Should our young people be experiencing physical restraint at any level?
David Grimm is a graphic facilitator, consultant, and a social work student. He is also a member of the Love work group and works as a 'Creative in Residence' for the Independent Care Review.
With Scotland currently undergoing a sector-wide review of care and promoting the idea of a loving environment and system for our young people, I ask:
Should our young people be experiencing physical restraint at any level?
Until recently my answer would have been that no person, let alone a child should ever experience physical restraint at the hands of an adult. Especially an adult in a paternal / guardian role of authority.
I am part of this group that has now got together to look at restraint, and I feel it is important to put forward my perspective in this debate, so I was delighted to be asked to contribute this blog post.
My reflections here are based upon my lived experiences, talking with friends, and recent discussions with professionals working in the care sector.
My lived experience of restraint
Throughout my time in residential care, I was never personally restrained. However, I witnessed friends being held to the ground and silenced in the name of 'personal safety' or the 'safety of others'.
At the time I believed this was okay - every young person in the residence thought this was normal, even if it wasn't a common occurrence. In hindsight, it was a rather unusual treatment that we just accepted as necessary. I can't explain why we thought this way, but we knew of other homes where this happened and the people enacting the holds, were – as far as I knew – paid, trusted members of staff who obviously knew better than us.
I believe the staff involved only used restraint in the most extreme circumstances, and only if they thought it was genuinely in our best interests, or necessary to keep us safe.
I once witnessed a 14-year-old girl, who trashed her room, worked up after her sibling contact had been cancelled as punishment for swearing, being restrained.
I heard and witnessed several causes for concern whilst in care, but this is one of my most vivid memories. Watching this was disturbing and caused me to question why I had never been 'pinned'?
Challenging Justification
I remember a few months after this incident that I found myself in the same situation, I was cheeky to staff which led to my sibling contact being cancelled, and me destroying my room. The noticeable difference was that police were called rather than any attempt being made to restrain me, and after minimal attempts to de-escalate my behaviour.
Police presence was another regular occurrence for us, but staff usually didn't call the police until all other routes were exhausted, including the usual last straw of restraint.
When I was told the police had been called, I slowly calmed down as I didn't want to add to my possible list of charges.
However, once the police had gone, I confronted staff and asked why it was that when others are angry you will restrain them, but with me you went straight to the police? And in the plainest voice, the reply was:
"Because you're too big and we would be in danger."
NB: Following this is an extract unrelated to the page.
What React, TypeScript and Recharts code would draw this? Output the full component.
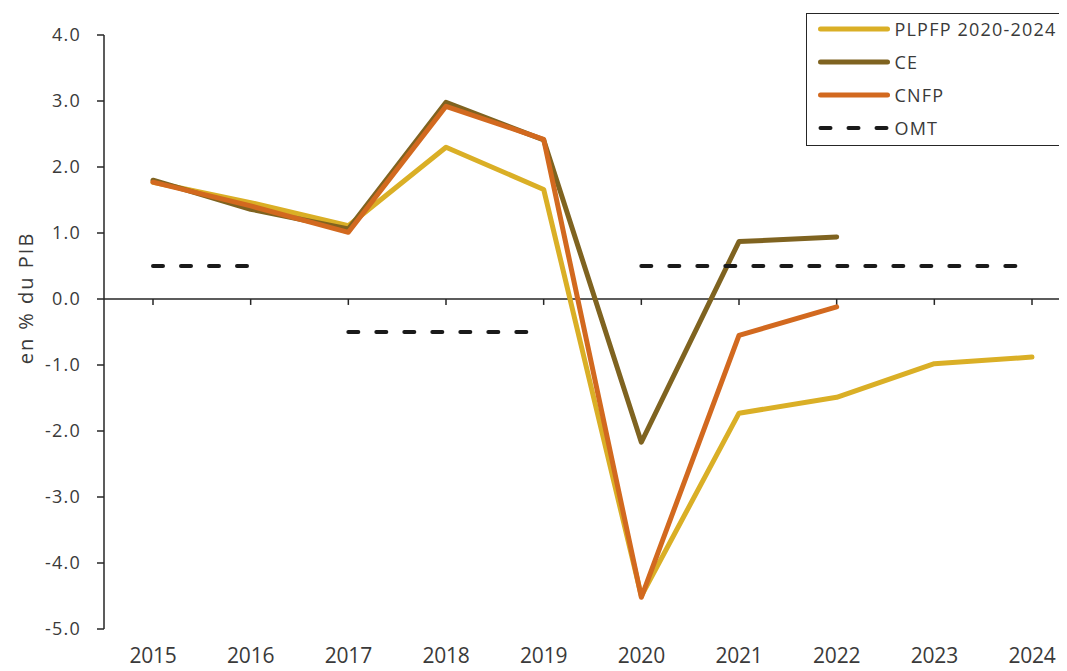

I remember feeling like the lowest version of myself because these people that I considered family(ish) had chosen to call the police rather than trying to hug me or treat me as equal to my peers by restraining me. The same staff who had once asked me to intervene and stop another young person from trying to stab them were now telling me they would rather criminalise me than try to hold me safe.
For weeks afterwards, I believed myself to be a real danger to those I lived with and that I was a criminal, worthy of police punishment. Also, that I was absolutely destined for jail.
At the risk of sounding dramatic, it took me almost 15 years to get over that sense of being a danger to others.
Listening to others
Over those last 15 years, I have discussed this at length with others who were restrained, and what sticks with me from those discussions is that three of these young people were thankful and loving to the staff for enacting the restraints. I asked one of them why they were thankful, and he said to me "it's better than being battered and jailed by the police mate".
I remember thinking how sad it is that he felt that way, but at the same time how restraint clearly needed to be used on a case-by-case basis, and could strangely be used to show a sense of love/caring to the young person involved.
This was the first time I was exposed to thinking about restraint in this way and I've since re-evaluated my opinions. Recently my assumptions were again challenged when I listened to a presentation from a colleague at the SIRCC Conference, in which a person explained that they felt they needed to be restrained.
I then read an article about restraint which included examples of young people who challenged staff for not restraining them. The author wrote of a girl who shouts in his face as she wasn't restrained when she felt she needed it.
The author also argues that "The physical act of close holding is what is required" in relation to smaller children, but I would argue that we need this for adolescents too if we ever hope to minimise levels of restraint in care.
I am now understanding that it's not necessarily carried out in malice.
We need to work together
I don't think restraint is an issue that we will fix alone, we must work as a collective power to figure out what is best, but I think it's important to discuss that for some young people, restraint may help, whereas for others it doesn't.
It's important that the sector is able to adapt and be flexible to meet the needs of the individual child or young person.
There is no 'one size fits all' approach.
I do look forward to the future for care and embracing a loving, nurturing and caring environment for young people.